+++ INFORMATION PROVIDED
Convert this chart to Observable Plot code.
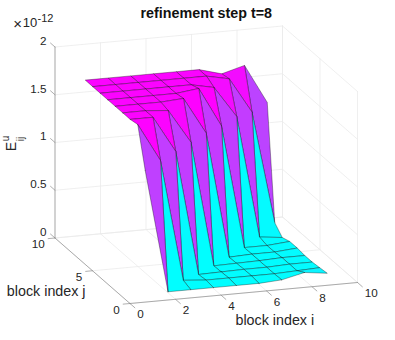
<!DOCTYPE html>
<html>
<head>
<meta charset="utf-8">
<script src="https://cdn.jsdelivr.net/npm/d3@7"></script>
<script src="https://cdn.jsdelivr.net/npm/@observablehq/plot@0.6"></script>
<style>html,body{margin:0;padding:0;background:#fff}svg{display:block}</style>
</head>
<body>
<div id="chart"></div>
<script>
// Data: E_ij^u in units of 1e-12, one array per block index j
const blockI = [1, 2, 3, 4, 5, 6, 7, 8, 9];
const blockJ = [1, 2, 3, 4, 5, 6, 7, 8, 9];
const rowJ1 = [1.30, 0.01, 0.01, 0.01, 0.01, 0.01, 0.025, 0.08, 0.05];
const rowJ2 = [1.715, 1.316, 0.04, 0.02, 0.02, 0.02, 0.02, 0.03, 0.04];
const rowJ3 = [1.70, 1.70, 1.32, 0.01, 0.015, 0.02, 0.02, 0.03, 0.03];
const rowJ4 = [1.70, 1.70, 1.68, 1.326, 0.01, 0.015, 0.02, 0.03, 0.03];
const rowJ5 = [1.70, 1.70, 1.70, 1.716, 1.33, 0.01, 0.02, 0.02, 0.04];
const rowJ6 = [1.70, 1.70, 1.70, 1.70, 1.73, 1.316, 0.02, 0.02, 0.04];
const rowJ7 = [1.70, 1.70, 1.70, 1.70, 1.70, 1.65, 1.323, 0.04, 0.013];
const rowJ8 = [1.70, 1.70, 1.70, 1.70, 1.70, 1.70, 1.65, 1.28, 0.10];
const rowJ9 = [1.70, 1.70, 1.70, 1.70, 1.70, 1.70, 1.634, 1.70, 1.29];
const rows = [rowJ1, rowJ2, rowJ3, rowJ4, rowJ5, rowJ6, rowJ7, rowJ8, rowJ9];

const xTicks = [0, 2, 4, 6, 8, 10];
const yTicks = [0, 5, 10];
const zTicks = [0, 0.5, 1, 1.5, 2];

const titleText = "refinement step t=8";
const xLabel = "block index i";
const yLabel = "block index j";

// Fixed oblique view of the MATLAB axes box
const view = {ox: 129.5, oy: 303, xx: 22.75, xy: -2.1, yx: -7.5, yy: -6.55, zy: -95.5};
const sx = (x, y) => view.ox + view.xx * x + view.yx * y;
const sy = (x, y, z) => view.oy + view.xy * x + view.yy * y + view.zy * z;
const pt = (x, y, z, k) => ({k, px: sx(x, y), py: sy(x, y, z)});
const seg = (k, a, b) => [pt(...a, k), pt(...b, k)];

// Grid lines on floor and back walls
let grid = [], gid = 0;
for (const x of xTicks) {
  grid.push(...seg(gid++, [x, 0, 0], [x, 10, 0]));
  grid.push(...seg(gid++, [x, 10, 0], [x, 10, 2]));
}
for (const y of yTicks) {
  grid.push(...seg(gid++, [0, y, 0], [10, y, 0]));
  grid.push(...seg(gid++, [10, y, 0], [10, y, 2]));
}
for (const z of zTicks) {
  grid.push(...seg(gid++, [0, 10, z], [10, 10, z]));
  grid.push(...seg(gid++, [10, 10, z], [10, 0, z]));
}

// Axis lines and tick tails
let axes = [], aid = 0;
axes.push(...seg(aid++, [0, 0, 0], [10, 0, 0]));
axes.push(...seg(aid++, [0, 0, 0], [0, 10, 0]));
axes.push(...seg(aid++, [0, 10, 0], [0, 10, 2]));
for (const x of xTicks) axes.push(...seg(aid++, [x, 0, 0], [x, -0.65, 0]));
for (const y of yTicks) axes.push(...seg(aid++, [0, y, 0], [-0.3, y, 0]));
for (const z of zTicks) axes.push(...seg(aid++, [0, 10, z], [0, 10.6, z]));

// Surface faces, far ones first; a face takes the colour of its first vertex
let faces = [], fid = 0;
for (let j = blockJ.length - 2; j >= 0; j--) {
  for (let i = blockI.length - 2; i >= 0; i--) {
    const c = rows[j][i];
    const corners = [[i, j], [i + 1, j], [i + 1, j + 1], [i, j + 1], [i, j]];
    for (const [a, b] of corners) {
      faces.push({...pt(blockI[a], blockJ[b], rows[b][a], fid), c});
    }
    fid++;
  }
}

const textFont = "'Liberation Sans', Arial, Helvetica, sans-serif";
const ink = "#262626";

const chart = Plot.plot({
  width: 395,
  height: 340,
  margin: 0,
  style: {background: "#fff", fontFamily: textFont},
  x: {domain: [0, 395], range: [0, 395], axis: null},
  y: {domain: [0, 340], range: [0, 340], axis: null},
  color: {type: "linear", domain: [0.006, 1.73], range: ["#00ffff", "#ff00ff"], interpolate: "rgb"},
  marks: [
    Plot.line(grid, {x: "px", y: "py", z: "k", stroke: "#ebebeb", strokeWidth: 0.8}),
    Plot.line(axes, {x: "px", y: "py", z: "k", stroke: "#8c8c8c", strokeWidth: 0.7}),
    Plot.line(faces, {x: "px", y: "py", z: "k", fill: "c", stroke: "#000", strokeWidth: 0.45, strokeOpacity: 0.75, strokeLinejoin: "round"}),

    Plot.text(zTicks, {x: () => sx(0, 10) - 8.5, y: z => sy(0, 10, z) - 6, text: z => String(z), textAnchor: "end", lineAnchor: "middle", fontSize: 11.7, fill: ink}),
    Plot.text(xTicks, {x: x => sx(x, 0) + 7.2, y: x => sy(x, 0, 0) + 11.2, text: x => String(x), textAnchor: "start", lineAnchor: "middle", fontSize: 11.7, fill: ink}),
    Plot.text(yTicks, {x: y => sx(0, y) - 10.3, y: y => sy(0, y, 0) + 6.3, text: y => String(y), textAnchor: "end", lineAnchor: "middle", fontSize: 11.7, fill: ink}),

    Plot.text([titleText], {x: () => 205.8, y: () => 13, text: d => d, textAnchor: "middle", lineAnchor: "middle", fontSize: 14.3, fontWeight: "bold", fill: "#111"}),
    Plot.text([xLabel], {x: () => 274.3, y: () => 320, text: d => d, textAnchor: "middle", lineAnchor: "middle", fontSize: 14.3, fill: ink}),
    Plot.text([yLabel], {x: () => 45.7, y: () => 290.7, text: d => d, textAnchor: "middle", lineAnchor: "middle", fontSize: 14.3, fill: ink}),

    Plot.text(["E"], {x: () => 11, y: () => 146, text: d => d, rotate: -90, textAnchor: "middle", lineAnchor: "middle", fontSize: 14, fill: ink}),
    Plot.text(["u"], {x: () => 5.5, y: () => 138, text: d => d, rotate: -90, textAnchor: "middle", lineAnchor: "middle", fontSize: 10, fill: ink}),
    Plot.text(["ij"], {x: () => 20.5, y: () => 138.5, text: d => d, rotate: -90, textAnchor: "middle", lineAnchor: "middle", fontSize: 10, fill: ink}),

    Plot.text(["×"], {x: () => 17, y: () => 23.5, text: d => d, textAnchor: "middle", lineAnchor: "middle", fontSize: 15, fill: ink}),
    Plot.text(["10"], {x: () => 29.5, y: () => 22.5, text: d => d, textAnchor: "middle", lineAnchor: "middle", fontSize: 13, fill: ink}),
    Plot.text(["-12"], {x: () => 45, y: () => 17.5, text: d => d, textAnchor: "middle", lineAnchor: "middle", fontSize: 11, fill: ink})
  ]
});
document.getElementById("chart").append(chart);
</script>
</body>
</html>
++++++
### WHAT TO PRODUCE
In the listing above, locate each line with "chart" and copy it.

### SOLUTION BELOW
Convert this chart to Observable Plot code.
<div id="chart"></div>
const chart = Plot.plot({
document.getElementById("chart").append(chart);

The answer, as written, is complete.